Though the role of novelist-turned-captive Paul Sheldon in Misery might seem like the kind of part any actor would kill for (no pun intended), a long line of well-known actors said no to the film. In his book, Which Lie Did I Tell?, legendary screenwriter William Goldman recounted some of the names on that list, including Hackman, Dustin Hoffman, Robert De Niro, Al Pacino, Robert Redford, Harrison Ford, and William Hurt (who apparently told them no twice).

8. THE SILENCE OF THE LAMBS (1991)

Though Hackman has stayed mostly in front of the camera, in the 1980s he decided he wanted to see what it felt like to sit in the director’s chair and, along with Orion Pictures, purchased the movie rights to Thomas Harris’s The Silence of the Lambs for Hackman to both direct and star in. “It's one of the most cinematic books I've ever read,” Hackman said. “As I read it, the movie was clicking in my mind.”
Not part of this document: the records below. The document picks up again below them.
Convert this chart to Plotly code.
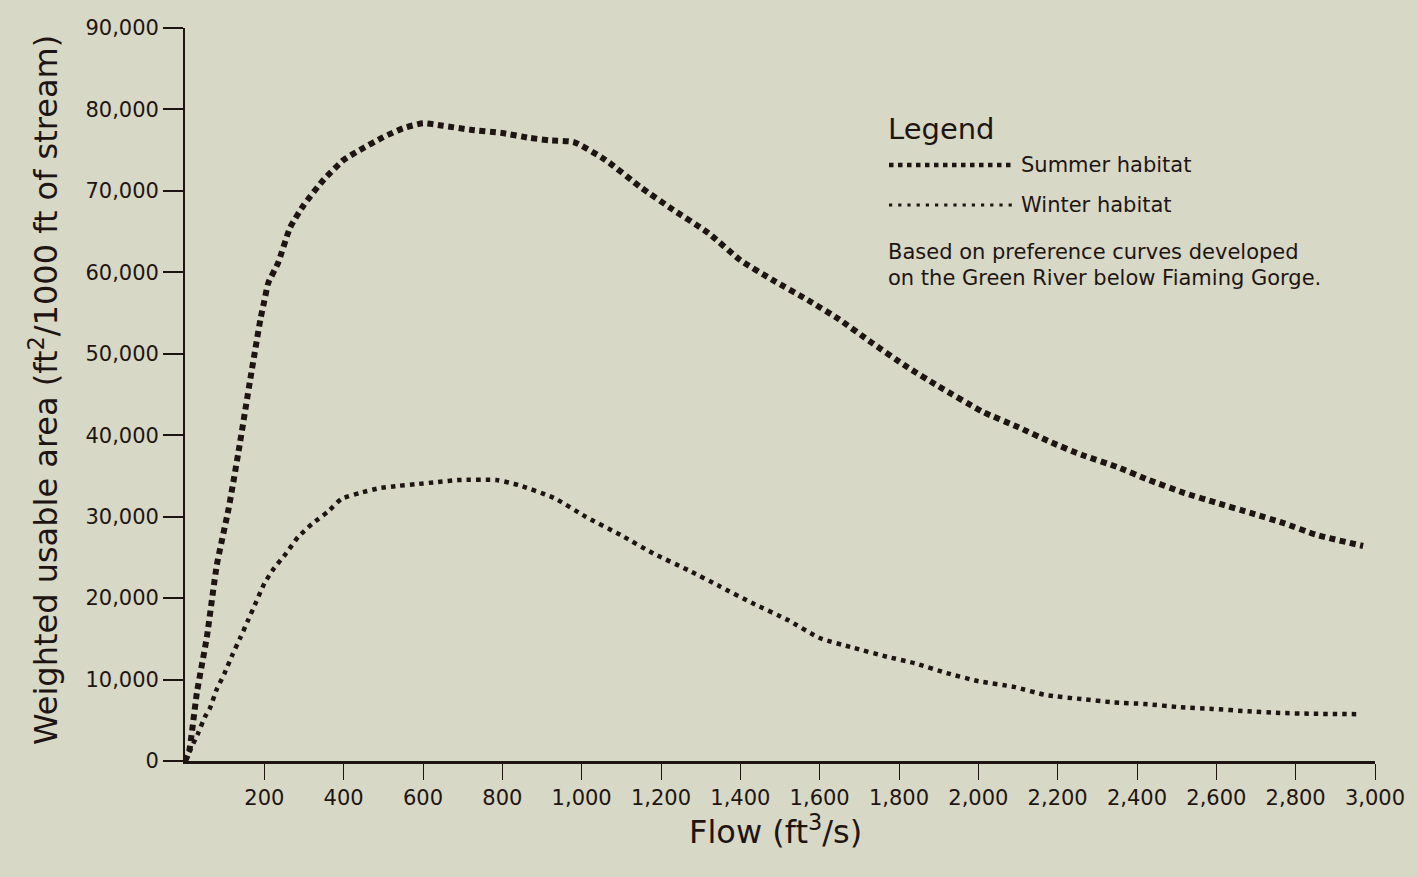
import plotly.graph_objects as go

# ---- data ----
summer_flow = [0, 10, 30, 55, 80, 110, 135, 165, 190, 200, 210, 235, 265, 300, 350, 400, 440, 500,
               550, 600, 650, 720, 800, 870, 920, 980, 1060, 1150, 1230, 1320, 1400, 1480, 1570,
               1650, 1730, 1820, 1900, 2010, 2100, 2180, 2260, 2350, 2430, 2520, 2600, 2690, 2770,
               2850, 2970]
summer_wua = [0, 1100, 8400, 15200, 24000, 31000, 38000, 47000, 54200, 56500, 58700, 61200, 65500,
              68300, 71400, 73800, 75000, 76600, 77700, 78300, 78000, 77500, 77100, 76500, 76200,
              76000, 73800, 70400, 67700, 64800, 61500, 59100, 56600, 54200, 51400, 48400, 46000,
              42900, 41000, 39200, 37600, 36100, 34500, 32900, 31700, 30400, 29200, 27800, 26400]

winter_flow = [0, 33, 50, 63, 80, 100, 120, 140, 160, 180, 200, 225, 255, 285, 320, 360, 395, 440,
               490, 540, 585, 635, 690, 785, 840, 930, 1010, 1100, 1180, 1270, 1350, 1430, 1520,
               1600, 1685, 1770, 1840, 1920, 2000, 2090, 2170, 2260, 2340, 2420, 2510, 2590, 2680,
               2760, 2840, 2960]
winter_wua = [0, 3400, 5400, 6500, 8800, 10800, 13100, 15200, 17400, 19600, 21800, 23700, 25500,
              27500, 29100, 30600, 32200, 32900, 33500, 33800, 34000, 34250, 34500, 34500, 33900,
              32300, 30000, 27700, 25500, 23400, 21400, 19400, 17300, 15100, 13900, 12800, 12000,
              10800, 9800, 9100, 8100, 7600, 7200, 7000, 6600, 6400, 6100, 5900, 5800, 5750]

x_ticks = [200, 400, 600, 800, 1000, 1200, 1400, 1600, 1800, 2000, 2200, 2400, 2600, 2800, 3000]
x_ticktext = ["200", "400", "600", "800", "1,000", "1,200", "1,400", "1,600", "1,800", "2,000",
              "2,200", "2,400", "2,600", "2,800", "3,000"]
y_ticks = [0, 10000, 20000, 30000, 40000, 50000, 60000, 70000, 80000, 90000]
y_ticktext = ["0", "10,000", "20,000", "30,000", "40,000", "50,000", "60,000", "70,000",
              "80,000", "90,000"]

series_names = ["Summer habitat", "Winter habitat"]
legend_title = "Legend"
note_lines = ["Based on preference curves developed", "on the Green River below Fiaming Gorge."]

# ---- styling ----
BG = "#d7d8c5"
INK = "#1e1513"
FONT = "DejaVu Sans"

fig = go.Figure()
fig.add_trace(go.Scatter(x=summer_flow, y=summer_wua, mode="lines", name=series_names[0],
                         line=dict(color=INK, width=6, dash="6px,4.5px", shape="spline", smoothing=0.5),
                         showlegend=False))
fig.add_trace(go.Scatter(x=winter_flow, y=winter_wua, mode="lines", name=series_names[1],
                         line=dict(color=INK, width=4.5, dash="4.5px,5px", shape="spline", smoothing=0.5),
                         showlegend=False))

# plot area pixel geometry: x 185..1375, y 28..761
L, R, T, B = 185, 1375, 28, 761
W, H = R - L, B - T


def px(xp):
    return (xp - L) / W


def py(yp):
    return (B - yp) / H


# legend block (drawn manually)
fig.add_shape(type="line", xref="paper", yref="paper", x0=px(889), x1=px(1013), y0=py(165), y1=py(165),
              line=dict(color=INK, width=4.5, dash="4.5px,4.5px"))
fig.add_shape(type="line", xref="paper", yref="paper", x0=px(889), x1=px(1013), y0=py(205), y1=py(205),
              line=dict(color=INK, width=3.2, dash="3.2px,6px"))

anns = [
    dict(text=legend_title, x=px(886), y=py(129), font=dict(size=29, family=FONT, color=INK)),
    dict(text=series_names[0], x=px(1019), y=py(165), font=dict(size=21, family=FONT, color=INK)),
    dict(text=series_names[1], x=px(1019), y=py(205), font=dict(size=21, family=FONT, color=INK)),
    dict(text=note_lines[0], x=px(886), y=py(252), font=dict(size=21, family=FONT, color=INK)),
    dict(text=note_lines[1], x=px(886), y=py(278), font=dict(size=21, family=FONT, color=INK)),
]
for a in anns:
    fig.add_annotation(xref="paper", yref="paper", xanchor="left", yanchor="middle",
                       showarrow=False, **a)

# axis titles
fig.add_annotation(xref="paper", yref="paper", x=px(44), y=py(390), xanchor="center", yanchor="middle",
                   textangle=-90, showarrow=False,
                   text="Weighted usable area (ft<sup>2</sup>/1000 ft of stream)",
                   font=dict(size=32, family=FONT, color=INK))
fig.add_annotation(xref="paper", yref="paper", x=px(775), y=py(830), xanchor="center", yanchor="middle",
                   showarrow=False, text="Flow (ft<sup>3</sup>/s)",
                   font=dict(size=32, family=FONT, color=INK))

fig.update_layout(
    width=1417, height=877,
    margin=dict(l=L, r=1417 - R, t=T, b=877 - B),
    paper_bgcolor=BG, plot_bgcolor=BG,
    font=dict(family=FONT, color=INK, size=21),
    xaxis=dict(range=[0, 3000], tickvals=x_ticks, ticktext=x_ticktext, showgrid=False, zeroline=False,
               showline=True, linecolor=INK, linewidth=2.5, ticks="outside", ticklen=16,
               tickwidth=1.3, tickcolor=INK, tickfont=dict(size=21, family=FONT, color=INK)),
    yaxis=dict(range=[0, 90000], tickvals=y_ticks, ticktext=y_ticktext, showgrid=False, zeroline=False,
               showline=True, linecolor=INK, linewidth=1.8, ticks="outside", ticklen=20,
               tickwidth=2.2, tickcolor=INK, tickfont=dict(size=21, family=FONT, color=INK)),
)

fig.write_html(
    "out.html",
    config={"displayModeBar": False},
    post_script="document.body.style.margin='0';document.body.style.overflow='hidden';"
                "document.body.style.background='" + BG + "';",
)
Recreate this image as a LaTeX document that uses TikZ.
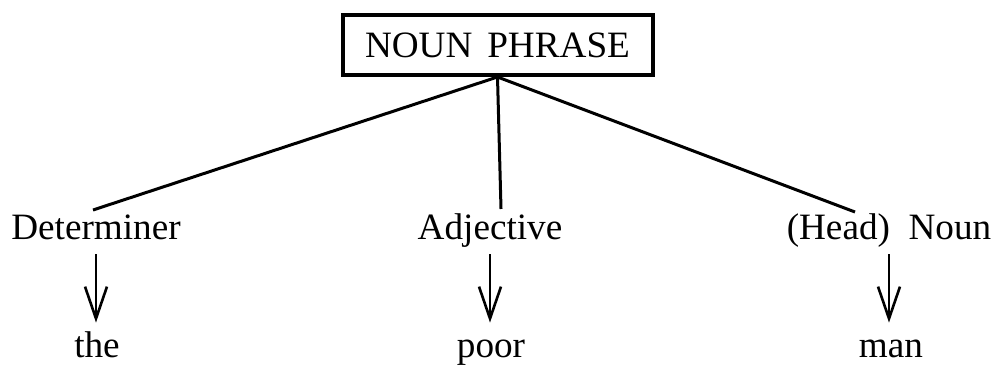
\documentclass[tikz,border=0pt]{standalone}
\usepackage{fontspec}
\setmainfont{Liberation Serif}
\usepackage{tikz}
\usetikzlibrary{arrows.meta}

\tikzset{
  word/.style={font=\fontsize{18.6}{22}\selectfont, inner sep=0pt, anchor=base, text height=12pt, text depth=0pt},
  branch/.style={line width=1.5pt},
  arr/.style={line width=1.3pt, -{Straight Barb[length=16pt,width=11pt]}, shorten <=7.5pt, shorten >=5pt}
}

\begin{document}
\begin{tikzpicture}[x=0.5pt,y=0.5pt]
\useasboundingbox (0,0) rectangle (994,364);
% phrase box
\node[draw, line width=2pt, minimum width=155pt, minimum height=30pt, inner sep=0pt,
      font=\fontsize{18.6}{22}\selectfont] (np) at (497.5,319) {NOUN\hspace{0.4em}PHRASE};

% word classes
\node[word] (det) at (96,125) {Determiner};
\node[word] (adj) at (490,125) {Adjective};
\node[word] (noun) at (889,125) {(Head)\ \ Noun};

% words
\node[word] (the) at (97,7) {the};
\node[word] (poor) at (491,7) {poor};
\node[word] (man) at (891,7) {man};

% branch ends
\coordinate (detTop) at (93,154);
\coordinate (adjTop) at (501,155);
\coordinate (nounTop) at (855,152);

\draw[branch] (np.south) -- (detTop);
\draw[branch] (np.south) -- (adjTop);
\draw[branch] (np.south) -- (nounTop);

\draw[arr] (det.south) -- (det.south |- the.north);
\draw[arr] (adj.south) -- (adj.south |- poor.north);
\draw[arr] (noun.south) -- (noun.south |- man.north);
\end{tikzpicture}
\end{document}
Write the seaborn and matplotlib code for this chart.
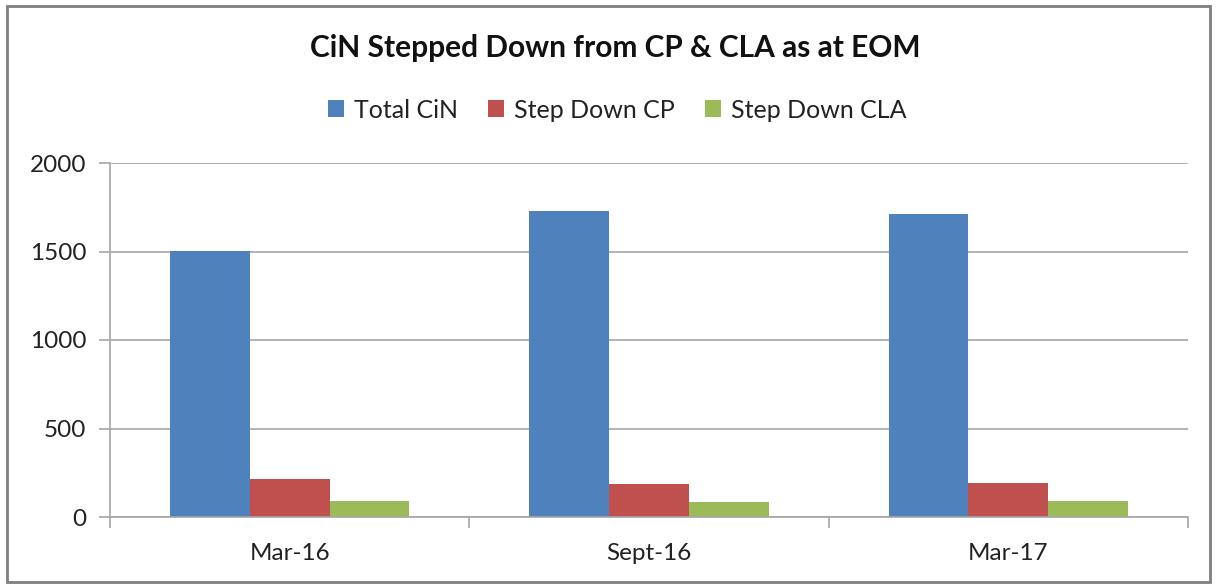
import matplotlib
matplotlib.use("Agg")
import matplotlib.pyplot as plt
import seaborn as sns
import pandas as pd
from matplotlib.patches import Rectangle

categories = ["Mar-16", "Sept-16", "Mar-17"]
series_names = ["Total CiN", "Step Down CP", "Step Down CLA"]
total_cin = [1503, 1729, 1712]
step_down_cp = [213, 185, 192]
step_down_cla = [89, 83, 89]
yticks = [0, 500, 1000, 1500, 2000]
colors = ["#4F81BD", "#C0504D", "#9BBB59"]

rows = []
for name, vals in zip(series_names, [total_cin, step_down_cp, step_down_cla]):
    for c, v in zip(categories, vals):
        rows.append({"Category": c, "Series": name, "Value": v})
df = pd.DataFrame(rows)

sns.set_theme(style="white")
plt.rcParams['font.family'] = ['Lato', 'DejaVu Sans']

fig = plt.figure(figsize=(12.16, 5.88), dpi=100)
ax = fig.add_axes([110/1216, 1-517/588, (1188-110)/1216, (517-163)/588])

sns.barplot(data=df, x="Category", y="Value", hue="Series", order=categories,
            hue_order=series_names, palette=colors, width=2/3, gap=0,
            saturation=1, ax=ax, legend=True, linewidth=0)

ax.set_xlim(-0.5, 2.5)
ax.set_ylim(0, 2000)
ax.set_yticks(yticks)
ax.set_yticklabels([str(t) for t in yticks], fontsize=17.5, color="#222222")
ax.yaxis.grid(True, color="#A6A6A6", linewidth=1.2)
ax.set_axisbelow(True)
ax.set_xlabel("")
ax.set_ylabel("")
ax.tick_params(axis="x", labelsize=17.5, colors="#222222", length=0, pad=19)
ax.tick_params(axis="y", length=8, width=1.2, color="#A6A6A6", left=True, pad=9)
for s in ["top", "right"]:
    ax.spines[s].set_visible(False)
for s in ["left", "bottom"]:
    ax.spines[s].set_color("#A6A6A6")
    ax.spines[s].set_linewidth(1.2)

# category boundary tick marks on the x axis
ax.set_xticks([-0.5, 0.5, 1.5, 2.5], minor=True)
ax.tick_params(axis="x", which="minor", length=8, width=1.2, color="#A6A6A6", bottom=True)

handles, labels = ax.get_legend_handles_labels()
ax.get_legend().remove()
leg = fig.legend(handles, labels, loc="center", bbox_to_anchor=(617/1216, 1-110/588),
                 ncol=3, frameon=False, fontsize=18, handlelength=0.65,
                 handleheight=0.65, columnspacing=1.2, handletextpad=0.4)
for t in leg.get_texts():
    t.set_color("#222222")

fig.text(615/1216, 1-48/588, "CiN Stepped Down from CP & CLA as at EOM", ha="center",
         va="center", fontsize=21.5, fontweight="bold", color="#111111")

fig.patches.append(Rectangle((7/1216, 1-582/588), (1210-7)/1216, (582-6)/588,
                             transform=fig.transFigure, fill=False,
                             edgecolor="#7F7F7F", linewidth=2))

fig.savefig("out.png", dpi=100)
Hackman planned to take the role of Jack Crawford, with John Hurt as Hannibal Lecter. But in 1989, on Oscar night, Hackman had a revelation: Sitting in the audience, where he was nominated for a Best Actor Oscar for Mississippi Burning, Hackman realized that he didn’t want to follow up one unlikable character with another. So he sold his part of the rights to Orion, and still has yet to direct a film.

9. THE FUGITIVE (1993)

In 1989, Hackman and director Andrew Davis clicked while making The Package, in which Hackman played a Green Beret tasked with transporting a prisoner, played by Tommy Lee Jones, back to America. When the time came for Davis to begin casting for the role of Chief Deputy Marshal Sam Gerard in The Fugitive, he considered Hackman—and John Voight, too—but eventually opted to re-team with Tommy Lee Jones who won a Best Supporting Actor Oscar for the film.

10. JACKIE BROWN (1997)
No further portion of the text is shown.